Ya habían sonado las campanadas y me había rendido en la tercera uva. Estaba preparándome para salir en nochevieja. En menos de media hora tenía que ducharme, arreglarme un poco la barba para que no me compararan con Jumanji (Sí, es la coña de mis amigos. Pero no penséis que llego a tal extremo... de momento), y vestirme adecuadamente  como marca la tradición. La realidad es que se empieza la noche aparentemente con la dignidad bien alta y la camisa por dentro y se acaba con la camisa por fuera y la corbata mal puesta. Es como la transformación de la noche.  Igual que le pasó a mis zapatos. Así que mis zapatos se convirtieron como en una metáfora de la noche, de mi noche.

Mi hermano tenía prisa por llegar a tiempo al sitio al que todo el mundo llega tarde. Tenía que vestirme rápido, y ponerme unos zapatos. Caí en la cuenta de que, por causas de la entropía, mis únicos zapatos estaban en casa de un amigo. Tuve que rebuscar por unos cuantos armarios y ponerme los primeros que me parecieron, a primera vista, razonables. Nos unimos a todos los amigos y empezamos la fiesta. Todos bromearon porque llevaba americana blanca y la iba a manchar, pero si me la quitaba parecía un cura. Además, como hacía frío decidí ponerme una camiseta blanca interior y si me desabrochaba el primer botón de la camisa se convertía improvisadamente en el alzacuellos. No quería parecer un cura. Pensé que podría ponerme una corbata de color rojo y parecer Billie Joe Armstrong, cantante de Green Day. La verdad es que ir bien vestido me pone nervioso. Hay que estar pendiente de no mancharse y luego los botones y las camisas y los zapatos, todo eso es muy complicado. Pero somos unos superficiales que vivimos cómodamente; y esa superficialidad se convierte en una de nuestras preocupaciones.

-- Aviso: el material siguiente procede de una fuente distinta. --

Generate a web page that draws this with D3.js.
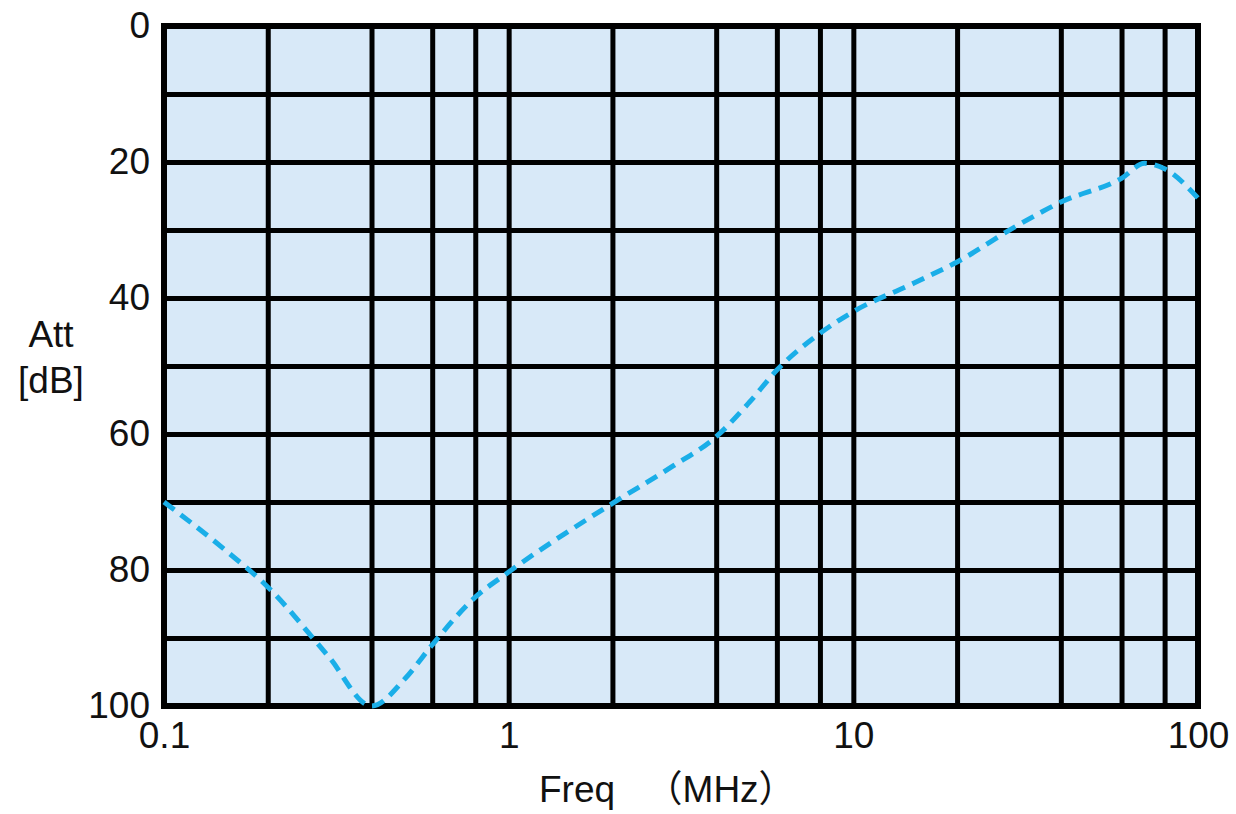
<!DOCTYPE html>
<html>
<head>
<meta charset="utf-8">
<script src="https://cdn.jsdelivr.net/npm/d3@7"></script>
<style>
  body { margin: 0; background: #fff; }
  text { font-family: "Liberation Sans", Arial, "Noto Sans CJK JP", sans-serif; }
</style>
</head>
<body>
<script>
// Data
let freqs = [0.1, 0.15, 0.2, 0.3, 0.4, 0.5, 0.6, 0.8, 1, 2, 3, 4, 5, 6, 8, 10, 15, 20, 30, 40, 60, 70, 80, 100];
let atts  = [70, 77, 82.5, 92.7, 100, 96, 91, 84, 80.3, 70.2, 64.7, 60.4, 55.3, 50.6, 45.2, 42, 37.8, 34.7, 29.3, 25.9, 22.4, 20.2, 21, 25.3];

let xGridValues = [0.1, 0.2, 0.4, 0.6, 0.8, 1, 2, 4, 6, 8, 10, 20, 40, 60, 80, 100];
let xLabelValues = [0.1, 1, 10, 100];
let yGridValues = [0, 10, 20, 30, 40, 50, 60, 70, 80, 90, 100];
let yLabelValues = [0, 20, 40, 60, 80, 100];

let svgWidth = 1236;
let svgHeight = 814;
let margin = {top: 26, right: 38, bottom: 108, left: 164};
let width = svgWidth - margin.left - margin.right;
let height = svgHeight - margin.top - margin.bottom;

let svg = d3.select("body")
  .append("svg")
  .attr("width", svgWidth)
  .attr("height", svgHeight);

let chartGroup = svg.append("g")
  .attr("transform", `translate(${margin.left}, ${margin.top})`);

let xScale = d3.scaleLog()
  .domain([0.1, 100])
  .range([0, width]);

let yScale = d3.scaleLinear()
  .domain([0, 100])
  .range([0, height]);

// background
chartGroup.append("rect")
  .attr("width", width)
  .attr("height", height)
  .attr("fill", "#d8e9f8");

// grid lines
let xGrid = chartGroup.append("g")
  .attr("transform", `translate(0, ${height})`)
  .call(d3.axisBottom(xScale).tickValues(xGridValues).tickSize(-height).tickFormat(""));

let yGrid = chartGroup.append("g")
  .call(d3.axisLeft(yScale).tickValues(yGridValues).tickSize(-width).tickFormat(""));

[xGrid, yGrid].forEach(g => {
  g.select(".domain").remove();
  g.selectAll(".tick line")
    .attr("stroke", "#000")
    .attr("stroke-width", 5);
});

// outer frame
chartGroup.append("rect")
  .attr("width", width)
  .attr("height", height)
  .attr("fill", "none")
  .attr("stroke", "#000")
  .attr("stroke-width", 6);

// the curve
let line = d3.line()
  .x((d, i) => xScale(freqs[i]))
  .y(d => yScale(d))
  .curve(d3.curveMonotoneX);

chartGroup.append("path")
  .datum(atts)
  .attr("d", line)
  .attr("fill", "none")
  .attr("stroke", "#1aaee8")
  .attr("stroke-width", 5)
  .attr("stroke-dasharray", "13,8");

// tick labels
let xLabels = chartGroup.append("g")
  .attr("transform", `translate(0, ${height})`)
  .call(d3.axisBottom(xScale).tickValues(xLabelValues).tickSize(0).tickPadding(16).tickFormat(d => String(d)));

let yLabels = chartGroup.append("g")
  .call(d3.axisLeft(yScale).tickValues(yLabelValues).tickSize(0).tickPadding(14).tickFormat(d => String(d)));

[xLabels, yLabels].forEach(g => {
  g.select(".domain").remove();
  g.selectAll("text")
    .attr("fill", "#111")
    .style("font-size", "37px")
    .style("font-family", "'Liberation Sans', Arial, sans-serif");
});

// axis titles
let xTitle = svg.append("text")
  .attr("x", 539)
  .attr("y", 802)
  .style("font-size", "37px")
  .attr("fill", "#111");
xTitle.append("tspan").text("Freq\u3000");
xTitle.append("tspan").attr("dx", 12).text("（MHz）");

svg.append("text")
  .attr("x", 51)
  .attr("y", 347)
  .attr("text-anchor", "middle")
  .style("font-size", "37px")
  .attr("fill", "#111")
  .text("Att");

svg.append("text")
  .attr("x", 51)
  .attr("y", 393)
  .attr("text-anchor", "middle")
  .style("font-size", "37px")
  .attr("fill", "#111")
  .text("[dB]");
</script>
</body>
</html>
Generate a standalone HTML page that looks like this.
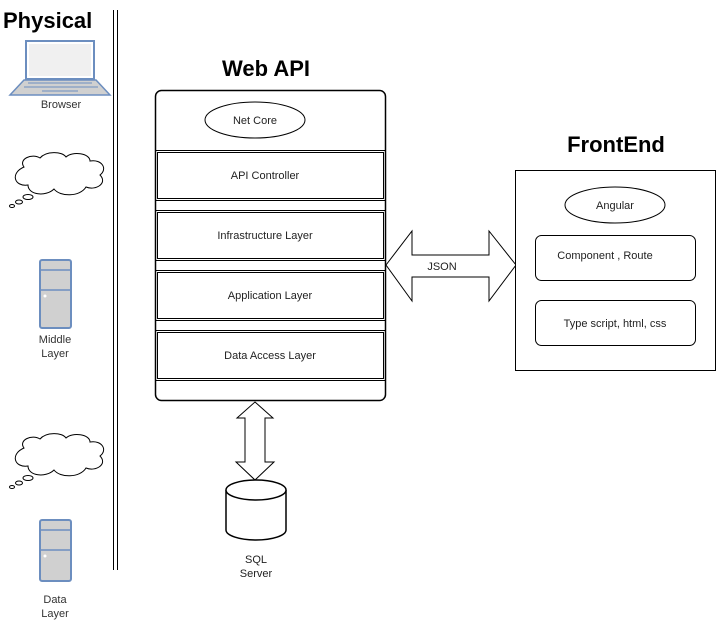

El problema fueron los zapatos. Tardé una hora en darme cuenta de que mis zapatos tenían el tacón destrozado y colgando. Decidí arrancarlo y para ir equilibrado hice lo mismo en el otro tacón. La puntera quedaba ligeramente por encima. Encajé eso con humor y pensé que sería un detalle divertido. Estuve danzando toda la noche y caminé de un local a otro por el suelo mojado y lleno de charcos. Como había arrancado los tacones de mis zapatos, había quedado descubierta una especie de gomaespuma dura y negra que se iba descomponiendo poco a poco a causa del agua. Había llovido y el suelo estaba mojado y lleno de charcos. Pero bailé y bailé. Los zapatos seguían el ritmo de la noche. Iban desintegrándose poco a poco. Recuerdo que estuve dando vueltas simulando un vals en medio de una plaza. Fue cuando empecé a mojarme los pies. Y llegó la hora de irse y miré al suelo. Mis zapatos no tenían suela. Bueno, más bien era un enorme agujero que hacía que me mojase los talones. Fue muy divertido y me reí mucho. Tuve que ir andando a casa evitando charcos. Iba alternando el ir de puntillas con el andar de pato. El material de la suela del zapato era esponjoso y no ayudaba nada, más bien absorbía agua. Ya había amanecido y caminaba hacia mi casa. Pensé que los zapatos se parecían a mí: Empezaban decentemente y acababan destrozados. Aunque a los zapatos no les duele la cabeza al día siguiente.